In a bid to kick-start the moribund U.S. housing market, two senior American lawmakers want to make it easier for wealthy foreigners to purchase U.S. homes.
Senator Chuck Schumer (D-NY) and Senator Mike Lee of (R-Utah) proposed to offer visas for foreigners who seek to buy properties valued at a minimum of $500,000.
The U.S. Chamber of Commerce said it endorses the proposal.
Our housing market will never begin a true recovery as long as our housing stock so greatly exceeds demand. This is not a cure-all, but it could be part of the solution, Schumer said in a statement.
Lee characterized the bill as a free market method for increasing demand for housing.
Under terms of the proposal, foreign homeowners would receive a three-year residential visa. Such buyers would be required to spend at least $250,000 on one property that would serve as their primary residence; but they could also reach the $500,000 threshold by purchasing additional rental properties.
However, the purchases must be done in cash and buyers would have to live in their primary residence for at least 180 days a year.
Moreover, they would have to separately apply for a work visa and would not be entitled to any government aid.
The bill does not limit people from being productive, Schumer said. It simply prevents them from coming here and taking jobs that otherwise would go to Americans.
The plan is analogous to an existing program under which foreigners are granted visas if they invest at least $500,000 in a U.S. business, and which creates at least ten jobs.
No less a luminary than Warren Buffet supports the plan.

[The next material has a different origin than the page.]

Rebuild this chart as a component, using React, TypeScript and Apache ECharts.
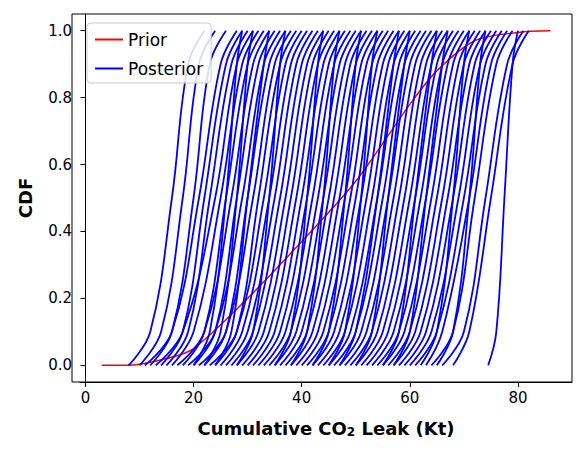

Buffet recently told a U.S. television program: If you wanted to change your immigration policy so that you let 500,000 families in, but they have to have a significant net worth and everything, you'd solve things very quickly.”
Meanwhile, the housing industry in the U.S. remains stuck in neutral.
In September, sales of existing homes fell by 3 percent from August, according to the National Association of Realtors (NAR).
“Existing-home sales have bounced around this year, staying relatively close to the current level in most months,” said Lawrence Yun, NAR chief economist, in a statement.
“The irony is [that] affordability conditions have improved to historic highs, and more creditworthy borrowers are trying to purchase homes, but the share of contract failures is double the level of September 2010. Even so, the volume of successful buyers is higher than a year ago and is remaining fairly stable -- this speaks to an unfulfilled demand.”
However, NAR also revealed that sales of residences to overseas buyers jumped to $82 billion between April 2010 and March 2011, up from $66 billion.
The BBC reported that almost one-third (31 percent) of foreign buyers of U.S. residences select homes in Florida, making it the most popular state for such transactions.